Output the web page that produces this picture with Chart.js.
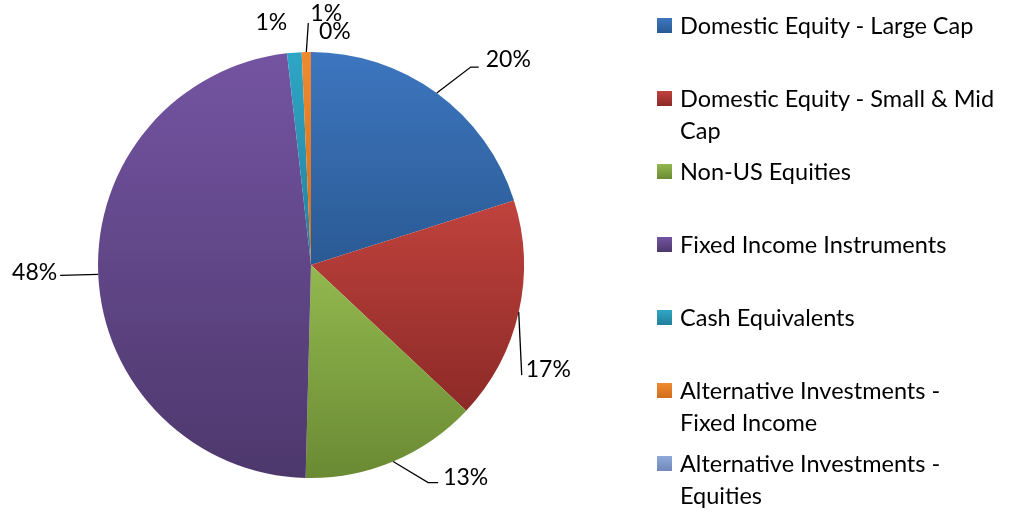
<!DOCTYPE html>
<html>
<head>
<meta charset="utf-8">
<script src="https://cdn.jsdelivr.net/npm/chart.js@4.4.0/dist/chart.umd.min.js"></script>
<style>
  html, body { margin: 0; padding: 0; background: #fff; }
  #wrap { position: relative; width: 1009px; height: 513px; overflow: hidden; }
  #wrap canvas { position: absolute; left: 0; top: 0; }
  #legend { position: absolute; left: 0; top: 0; width: 1009px; height: 513px; pointer-events: none;
    font-family: Lato, "Open Sans", sans-serif; font-size: 23.5px; color: #000; }
  .item { position: absolute; left: 657px; width: 350px; line-height: 32px; }
  .box { position: absolute; left: 0; top: 9px; width: 15px; height: 15px; }
  .txt { position: absolute; left: 23px; top: 0; width: 318px; }
</style>
</head>
<body>
<div id="wrap">
  <canvas id="pieChart" width="1009" height="513"></canvas>
  <div id="legend"></div>
</div>
<script>
const categories = [
  'Domestic Equity - Large Cap',
  'Domestic Equity - Small & Mid Cap',
  'Non-US Equities',
  'Fixed Income Instruments',
  'Cash Equivalents',
  'Alternative Investments - Fixed Income',
  'Alternative Investments - Equities'
];
const allocation = [20.1, 16.9, 13.4, 47.8, 1.1, 0.7, 0.0];

// light / dark ends of each slice's gradient
const lightColors = ['#3d76bf', '#c0423d', '#93b84f', '#7454a2', '#2fa6c6', '#f08a30', '#8fa9da'];
const darkColors = ['#2a5a94', '#8c2a27', '#6a8a33', '#4d386c', '#237f9a', '#d06d1c', '#6f88b8'];

// label leader settings, offsets from the slice's outer edge midpoint
const leaders = [
  { pts: [[34, -26], [42, -26]], tx: 49, ty: -33, align: 'left' },
  { pts: [[3, 63]], tx: 7, ty: 57, align: 'left' },
  { pts: [[35, 21], [45, 21]], tx: 50, ty: 16, align: 'left' },
  { pts: [[-38, 1]], tx: -41, ty: -2, align: 'right' },
  { pts: [], tx: -23, ty: -30, align: 'center' },
  { pts: [[2, -29]], tx: 4, ty: -38, align: 'left' },
  { pts: [], tx: 8, ty: -20, align: 'left' }
];

const total = allocation.reduce((s, v) => s + v, 0);

const sliceFill = (context) => {
  const i = context.dataIndex;
  const area = context.chart.chartArea;
  if (!area) return lightColors[i];
  const cx = (area.left + area.right) / 2;
  const cy = (area.top + area.bottom) / 2;
  const r = Math.min(area.right - area.left, area.bottom - area.top) / 2;
  const before = allocation.slice(0, i).reduce((s, v) => s + v, 0);
  const a0 = before / total * Math.PI * 2 - Math.PI / 2;
  const a1 = (before + allocation[i]) / total * Math.PI * 2 - Math.PI / 2;
  let yMin = cy, yMax = cy;
  for (let k = 0; k <= 40; k++) {
    const y = cy + r * Math.sin(a0 + (a1 - a0) * k / 40);
    yMin = Math.min(yMin, y);
    yMax = Math.max(yMax, y);
  }
  if (yMax - yMin < 1) yMax = yMin + 1;
  const g = context.chart.ctx.createLinearGradient(0, yMin, 0, yMax);
  g.addColorStop(0, lightColors[i]);
  g.addColorStop(1, darkColors[i]);
  return g;
};

const pieLabels = {
  id: 'pieLabels',
  afterDatasetsDraw(chart) {
    const ctx = chart.ctx;
    const meta = chart.getDatasetMeta(0);
    ctx.save();
    ctx.font = '23px Lato, "Open Sans", sans-serif';
    ctx.fillStyle = '#000';
    ctx.strokeStyle = '#000';
    ctx.lineWidth = 1.3;
    ctx.textBaseline = 'middle';
    meta.data.forEach((arc, i) => {
      const p = arc.getProps(['x', 'y', 'startAngle', 'endAngle', 'outerRadius'], true);
      const mid = (p.startAngle + p.endAngle) / 2;
      const ex = p.x + p.outerRadius * Math.cos(mid);
      const ey = p.y + p.outerRadius * Math.sin(mid);
      const cfg = leaders[i];
      if (cfg.pts.length) {
        ctx.beginPath();
        ctx.moveTo(ex, ey);
        cfg.pts.forEach(([dx, dy]) => ctx.lineTo(ex + dx, ey + dy));
        ctx.stroke();
      }
      ctx.textAlign = cfg.align;
      const pct = Math.round(allocation[i] / total * 100) + '%';
      ctx.fillText(pct, ex + cfg.tx, ey + cfg.ty);
    });
    ctx.restore();
  }
};

new Chart(document.getElementById('pieChart'), {
  type: 'pie',
  data: {
    labels: categories,
    datasets: [{
      data: allocation,
      backgroundColor: sliceFill,
      borderWidth: 0
    }]
  },
  options: {
    responsive: false,
    animation: false,
    layout: { padding: { left: 98, right: 485, top: 52, bottom: 35 } },
    plugins: {
      legend: { display: false },
      tooltip: { enabled: false }
    }
  },
  plugins: [pieLabels]
});

// legend drawn as html so long names can wrap like the original
const legendEl = document.getElementById('legend');
categories.forEach((name, i) => {
  const item = document.createElement('div');
  item.className = 'item';
  item.style.top = (9 + i * 73) + 'px';
  item.innerHTML = '<div class="box" style="background:linear-gradient(' + lightColors[i] + ',' + darkColors[i] + ')"></div>' +
    '<div class="txt">' + name + '</div>';
  legendEl.appendChild(item);
});
</script>
</body>
</html>
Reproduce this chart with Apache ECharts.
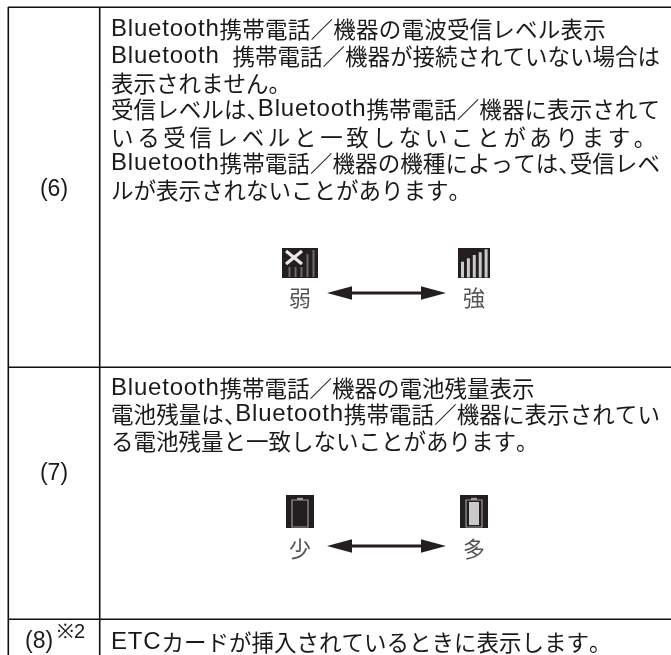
# # #
Copy out all the data exactly; skip the pictures.

## Output of the exercise:
Output the web page that produces this picture with Chart.js.
<!DOCTYPE html>
<html>
<head>
<meta charset="utf-8">
<script src="https://cdn.jsdelivr.net/npm/chart.js@4.4.0/dist/chart.umd.min.js"></script>
<style>
  html, body { margin: 0; padding: 0; background: #fff; }
  #wrap { position: relative; width: 1009px; height: 513px; overflow: hidden; }
  #wrap canvas { position: absolute; left: 0; top: 0; }
  #legend { position: absolute; left: 0; top: 0; width: 1009px; height: 513px; pointer-events: none;
    font-family: Lato, "Open Sans", sans-serif; font-size: 23.5px; color: #000; }
  .item { position: absolute; left: 657px; width: 350px; line-height: 32px; }
  .box { position: absolute; left: 0; top: 9px; width: 15px; height: 15px; }
  .txt { position: absolute; left: 23px; top: 0; width: 318px; }
</style>
</head>
<body>
<div id="wrap">
  <canvas id="pieChart" width="1009" height="513"></canvas>
  <div id="legend"></div>
</div>
<script>
const categories = [
  'Domestic Equity - Large Cap',
  'Domestic Equity - Small & Mid Cap',
  'Non-US Equities',
  'Fixed Income Instruments',
  'Cash Equivalents',
  'Alternative Investments - Fixed Income',
  'Alternative Investments - Equities'
];
const allocation = [20.1, 16.9, 13.4, 47.8, 1.1, 0.7, 0.0];

// light / dark ends of each slice's gradient
const lightColors = ['#3d76bf', '#c0423d', '#93b84f', '#7454a2', '#2fa6c6', '#f08a30', '#8fa9da'];
const darkColors = ['#2a5a94', '#8c2a27', '#6a8a33', '#4d386c', '#237f9a', '#d06d1c', '#6f88b8'];

// label leader settings, offsets from the slice's outer edge midpoint
const leaders = [
  { pts: [[34, -26], [42, -26]], tx: 49, ty: -33, align: 'left' },
  { pts: [[3, 63]], tx: 7, ty: 57, align: 'left' },
  { pts: [[35, 21], [45, 21]], tx: 50, ty: 16, align: 'left' },
  { pts: [[-38, 1]], tx: -41, ty: -2, align: 'right' },
  { pts: [], tx: -23, ty: -30, align: 'center' },
  { pts: [[2, -29]], tx: 4, ty: -38, align: 'left' },
  { pts: [], tx: 8, ty: -20, align: 'left' }
];

const total = allocation.reduce((s, v) => s + v, 0);

const sliceFill = (context) => {
  const i = context.dataIndex;
  const area = context.chart.chartArea;
  if (!area) return lightColors[i];
  const cx = (area.left + area.right) / 2;
  const cy = (area.top + area.bottom) / 2;
  const r = Math.min(area.right - area.left, area.bottom - area.top) / 2;
  const before = allocation.slice(0, i).reduce((s, v) => s + v, 0);
  const a0 = before / total * Math.PI * 2 - Math.PI / 2;
  const a1 = (before + allocation[i]) / total * Math.PI * 2 - Math.PI / 2;
  let yMin = cy, yMax = cy;
  for (let k = 0; k <= 40; k++) {
    const y = cy + r * Math.sin(a0 + (a1 - a0) * k / 40);
    yMin = Math.min(yMin, y);
    yMax = Math.max(yMax, y);
  }
  if (yMax - yMin < 1) yMax = yMin + 1;
  const g = context.chart.ctx.createLinearGradient(0, yMin, 0, yMax);
  g.addColorStop(0, lightColors[i]);
  g.addColorStop(1, darkColors[i]);
  return g;
};

const pieLabels = {
  id: 'pieLabels',
  afterDatasetsDraw(chart) {
    const ctx = chart.ctx;
    const meta = chart.getDatasetMeta(0);
    ctx.save();
    ctx.font = '23px Lato, "Open Sans", sans-serif';
    ctx.fillStyle = '#000';
    ctx.strokeStyle = '#000';
    ctx.lineWidth = 1.3;
    ctx.textBaseline = 'middle';
    meta.data.forEach((arc, i) => {
      const p = arc.getProps(['x', 'y', 'startAngle', 'endAngle', 'outerRadius'], true);
      const mid = (p.startAngle + p.endAngle) / 2;
      const ex = p.x + p.outerRadius * Math.cos(mid);
      const ey = p.y + p.outerRadius * Math.sin(mid);
      const cfg = leaders[i];
      if (cfg.pts.length) {
        ctx.beginPath();
        ctx.moveTo(ex, ey);
        cfg.pts.forEach(([dx, dy]) => ctx.lineTo(ex + dx, ey + dy));
        ctx.stroke();
      }
      ctx.textAlign = cfg.align;
      const pct = Math.round(allocation[i] / total * 100) + '%';
      ctx.fillText(pct, ex + cfg.tx, ey + cfg.ty);
    });
    ctx.restore();
  }
};

new Chart(document.getElementById('pieChart'), {
  type: 'pie',
  data: {
    labels: categories,
    datasets: [{
      data: allocation,
      backgroundColor: sliceFill,
      borderWidth: 0
    }]
  },
  options: {
    responsive: false,
    animation: false,
    layout: { padding: { left: 98, right: 485, top: 52, bottom: 35 } },
    plugins: {
      legend: { display: false },
      tooltip: { enabled: false }
    }
  },
  plugins: [pieLabels]
});

// legend drawn as html so long names can wrap like the original
const legendEl = document.getElementById('legend');
categories.forEach((name, i) => {
  const item = document.createElement('div');
  item.className = 'item';
  item.style.top = (9 + i * 73) + 'px';
  item.innerHTML = '<div class="box" style="background:linear-gradient(' + lightColors[i] + ',' + darkColors[i] + ')"></div>' +
    '<div class="txt">' + name + '</div>';
  legendEl.appendChild(item);
});
</script>
</body>
</html>
Reproduce this chart with Apache ECharts.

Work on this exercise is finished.